Children’s Day: Govt urged to set up child rights body

Minister promises 100 per cent school enrolment by 2015.


Children hold placards at a demonstration outside the Lahore Press Club on Thursday. PHOTO SHAFIQ MALIK/EXPRESS

LAHORE:


The Child Rights Movement (CRM) on Wednesday urged the government to establish a Punjab Commission on the Rights of the Child and prioritise funding for child rights.


The CRM organised an event on the occasion of the Universal Children’s Day at the SOS Village.

The organisation also urged the government to enact the Right to Free and Compulsory Education Bill 2013, The Prohibition of Corporal Punishment Bill and implement the Employment of Children (Amendment) Act 2012 Punjab, The Punjab Protection of Breast-feeding Child Nutrition (Amendment) Act 2012, the Juvenile Justice System Ordinance (JJSO) 2000.



Sajjad Cheema of CRM Punjab said of the 2,788 cases of child sexual abuse in Pakistan in 2012, 1,888 cases were reported from the Punjab. He said at least 25 cases of child marriages were reported in the province. Of the 1,448 children abducted in Pakistan in 2012, 978 had been kidnapped from the Punjab. He said the figures showed the deplorable state of child rights in the Punjab. “Then there is the problem of ghost schools,” he said, “As many as 460 ghost schools have been reported in the Punjab.” More than 266 of these schools are used for purposes other than imparting education and 276 of the Basic Education Community Schools (BECS) exist only on paper.

Iftikhar Mubarak of the CRM said 60 per cent of the children in Pakistan were from the Punjab. Most of them lacked access to health education and protection guaranteed in the Constitution and the United Nations Convention on the Rights of the Child (UNCRC), 1989.

He said 23 years after Pakistan ratified the convention on November 12, 1990, there hasn’t been any significant progress even though the Committee on the Rights of the Child has repeatedly urged the government to take legal, administrative and financial measures to promote and protect the rights of children. “There is no central body or commission to monitor cases of child abuse or check the implementation of policies to this effect,” he said.

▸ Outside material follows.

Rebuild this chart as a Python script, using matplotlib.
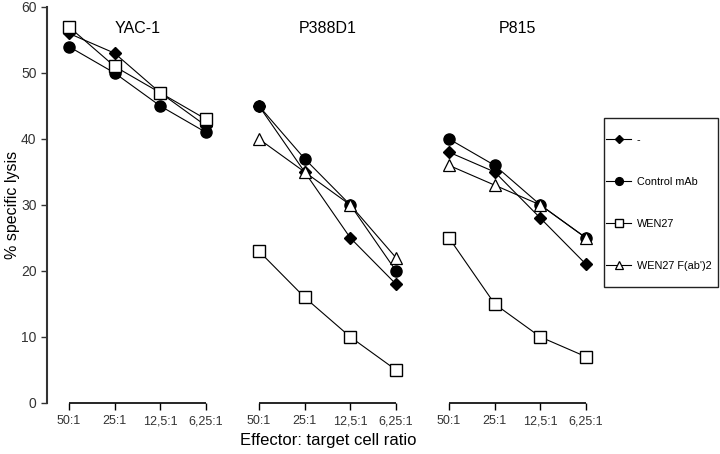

The CRM urged the government to ensure the protection from abuse, violation, humiliation, exploitation, slavery, trafficking, sale, rape, sodomy, honour killing, corporal punishment and child marriage.

Provincial Minister for Education, Youth Affairs and Sports Rana Mashhood Ahmad Khan, the chief guest at the event, told the participants that the government would take administrative and legislative measures to protect children. He stressed the need for effective public-private partnership to ensure the provision of rights to children in the Punjab. He said, “Education is the top priority for the government...we will ensure 100 per cent enrolment of children in schools by 2015.”

MPA Aliya Aftab, MPA Lubna Faisal, MPA Nausheen Hamid, the SOS Children’s Villages president, National Director Samina Khan and some CRM members also spoke on the occasion.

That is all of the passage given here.